WORK TO BE COMPLETED » Omit all images, then return the remaining material exactly as it stands.

SOURCE MATERIAL »
————————

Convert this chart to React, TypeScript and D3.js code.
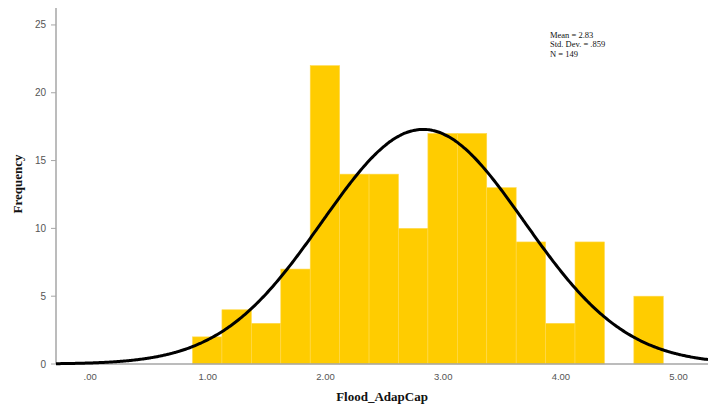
import React from "react";
import * as d3 from "d3";

// Histogram of Flood_AdapCap with a fitted normal curve
const binStarts = [0.87, 1.12, 1.37, 1.62, 1.87, 2.12, 2.37, 2.62, 2.87, 3.12, 3.37, 3.62, 3.87, 4.12, 4.37, 4.62];
const binWidth = 0.25;
const frequencies = [2, 4, 3, 7, 22, 14, 14, 10, 17, 17, 13, 9, 3, 9, 0, 5];
const xTicks = [0, 1, 2, 3, 4, 5];
const yTicks = [0, 5, 10, 15, 20, 25];
const statLines = ["Mean = 2.83", "Std. Dev. = .859", "N = 149"];
const mean = 2.83;
const stdDev = 0.859;
const n = 149;

const W = 708;
const H = 407;

export default function App() {
  const x = d3.scaleLinear().domain([-0.29, 5.25]).range([56, 708]);
  const y = d3.scaleLinear().domain([0, 26.25]).range([364, 8]);

  const density = (v: number) =>
    (n * binWidth) / (stdDev * Math.sqrt(2 * Math.PI)) *
    Math.exp(-0.5 * ((v - mean) / stdDev) ** 2);

  const [x0, x1] = x.domain();
  const curvePts = d3.range(0, 401).map((i) => {
    const v = x0 + ((x1 - x0) * i) / 400;
    return [v, density(v)] as [number, number];
  });
  const line = d3
    .line<[number, number]>()
    .x((d) => x(d[0]))
    .y((d) => y(d[1]))
    .curve(d3.curveBasis);

  const fmt = (v: number) => (v === 0 ? ".00" : v.toFixed(2));

  return (
    <svg
      width={W}
      height={H}
      style={{ position: "absolute", left: 0, top: 0, background: "#fff" }}
    >
      {/* bars */}
      <g>
        {binStarts.map((s, i) =>
          frequencies[i] > 0 ? (
            <rect
              key={i}
              x={x(s)}
              y={y(frequencies[i])}
              width={x(s + binWidth) - x(s)}
              height={y(0) - y(frequencies[i])}
              fill="#FFCC00"
              stroke="#FFD94D"
              strokeWidth={0.6}
            />
          ) : null
        )}
      </g>

      {/* axes */}
      <line x1={56} x2={708} y1={y(0)} y2={y(0)} stroke="#a6a6a6" strokeWidth={1.5} />
      <line x1={56} x2={56} y1={8} y2={y(0)} stroke="#a6a6a6" strokeWidth={1.5} />

      {yTicks.map((t) => (
        <g key={t}>
          <line x1={51} x2={56} y1={y(t)} y2={y(t)} stroke="#a6a6a6" strokeWidth={1} />
          <text
            x={46}
            y={y(t)}
            dy="0.35em"
            textAnchor="end"
            fontFamily="Liberation Sans, Arial, sans-serif"
            fontSize={10}
            fill="#555"
          >
            {t}
          </text>
        </g>
      ))}

      {xTicks.map((t) => (
        <text
          key={t}
          x={x(t)}
          y={380}
          textAnchor="middle"
          fontFamily="Liberation Sans, Arial, sans-serif"
          fontSize={9.5}
          fill="#555"
        >
          {fmt(t)}
        </text>
      ))}

      {/* normal curve */}
      <path d={line(curvePts) || ""} fill="none" stroke="#000" strokeWidth={3} />

      {/* axis titles */}
      <text
        x={382}
        y={401}
        textAnchor="middle"
        fontFamily="Liberation Serif, Times New Roman, serif"
        fontWeight="bold"
        fontSize={13}
        fill="#111"
      >
        Flood_AdapCap
      </text>
      <text
        transform={`translate(22,184) rotate(-90)`}
        textAnchor="middle"
        fontFamily="Liberation Serif, Times New Roman, serif"
        fontWeight="bold"
        fontSize={13}
        fill="#111"
      >
        Frequency
      </text>

      {/* summary statistics */}
      {statLines.map((s, i) => (
        <text
          key={s}
          x={550}
          y={38 + i * 9.3}
          fontFamily="Liberation Serif, Times New Roman, serif"
          fontSize={8.5}
          fill="#111"
        >
          {s}
        </text>
      ))}
    </svg>
  );
}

————————

SOLUTION BELOW »
Convert this chart to React, TypeScript and D3.js code.
import React from "react";
import * as d3 from "d3";

// Histogram of Flood_AdapCap with a fitted normal curve
const binStarts = [0.87, 1.12, 1.37, 1.62, 1.87, 2.12, 2.37, 2.62, 2.87, 3.12, 3.37, 3.62, 3.87, 4.12, 4.37, 4.62];
const binWidth = 0.25;
const frequencies = [2, 4, 3, 7, 22, 14, 14, 10, 17, 17, 13, 9, 3, 9, 0, 5];
const xTicks = [0, 1, 2, 3, 4, 5];
const yTicks = [0, 5, 10, 15, 20, 25];
const statLines = ["Mean = 2.83", "Std. Dev. = .859", "N = 149"];
const mean = 2.83;
const stdDev = 0.859;
const n = 149;

const W = 708;
const H = 407;

export default function App() {
  const x = d3.scaleLinear().domain([-0.29, 5.25]).range([56, 708]);
  const y = d3.scaleLinear().domain([0, 26.25]).range([364, 8]);

  const density = (v: number) =>
    (n * binWidth) / (stdDev * Math.sqrt(2 * Math.PI)) *
    Math.exp(-0.5 * ((v - mean) / stdDev) ** 2);

  const [x0, x1] = x.domain();
  const curvePts = d3.range(0, 401).map((i) => {
    const v = x0 + ((x1 - x0) * i) / 400;
    return [v, density(v)] as [number, number];
  });
  const line = d3
    .line<[number, number]>()
    .x((d) => x(d[0]))
    .y((d) => y(d[1]))
    .curve(d3.curveBasis);

  const fmt = (v: number) => (v === 0 ? ".00" : v.toFixed(2));

  return (
    <svg
      width={W}
      height={H}
      style={{ position: "absolute", left: 0, top: 0, background: "#fff" }}
    >
      {/* bars */}
      <g>
        {binStarts.map((s, i) =>
          frequencies[i] > 0 ? (
            <rect
              key={i}
              x={x(s)}
              y={y(frequencies[i])}
              width={x(s + binWidth) - x(s)}
              height={y(0) - y(frequencies[i])}
              fill="#FFCC00"
              stroke="#FFD94D"
              strokeWidth={0.6}
            />
          ) : null
        )}
      </g>

      {/* axes */}
      <line x1={56} x2={708} y1={y(0)} y2={y(0)} stroke="#a6a6a6" strokeWidth={1.5} />
      <line x1={56} x2={56} y1={8} y2={y(0)} stroke="#a6a6a6" strokeWidth={1.5} />

      {yTicks.map((t) => (
        <g key={t}>
          <line x1={51} x2={56} y1={y(t)} y2={y(t)} stroke="#a6a6a6" strokeWidth={1} />
          <text
            x={46}
            y={y(t)}
            dy="0.35em"
            textAnchor="end"
            fontFamily="Liberation Sans, Arial, sans-serif"
            fontSize={10}
            fill="#555"
          >
            {t}
          </text>
        </g>
      ))}

      {xTicks.map((t) => (
        <text
          key={t}
          x={x(t)}
          y={380}
          textAnchor="middle"
          fontFamily="Liberation Sans, Arial, sans-serif"
          fontSize={9.5}
          fill="#555"
        >
          {fmt(t)}
        </text>
      ))}

      {/* normal curve */}
      <path d={line(curvePts) || ""} fill="none" stroke="#000" strokeWidth={3} />

      {/* axis titles */}
      <text
        x={382}
        y={401}
        textAnchor="middle"
        fontFamily="Liberation Serif, Times New Roman, serif"
        fontWeight="bold"
        fontSize={13}
        fill="#111"
      >
        Flood_AdapCap
      </text>
      <text
        transform={`translate(22,184) rotate(-90)`}
        textAnchor="middle"
        fontFamily="Liberation Serif, Times New Roman, serif"
        fontWeight="bold"
        fontSize={13}
        fill="#111"
      >
        Frequency
      </text>

      {/* summary statistics */}
      {statLines.map((s, i) => (
        <text
          key={s}
          x={550}
          y={38 + i * 9.3}
          fontFamily="Liberation Serif, Times New Roman, serif"
          fontSize={8.5}
          fill="#111"
        >
          {s}
        </text>
      ))}
    </svg>
  );
}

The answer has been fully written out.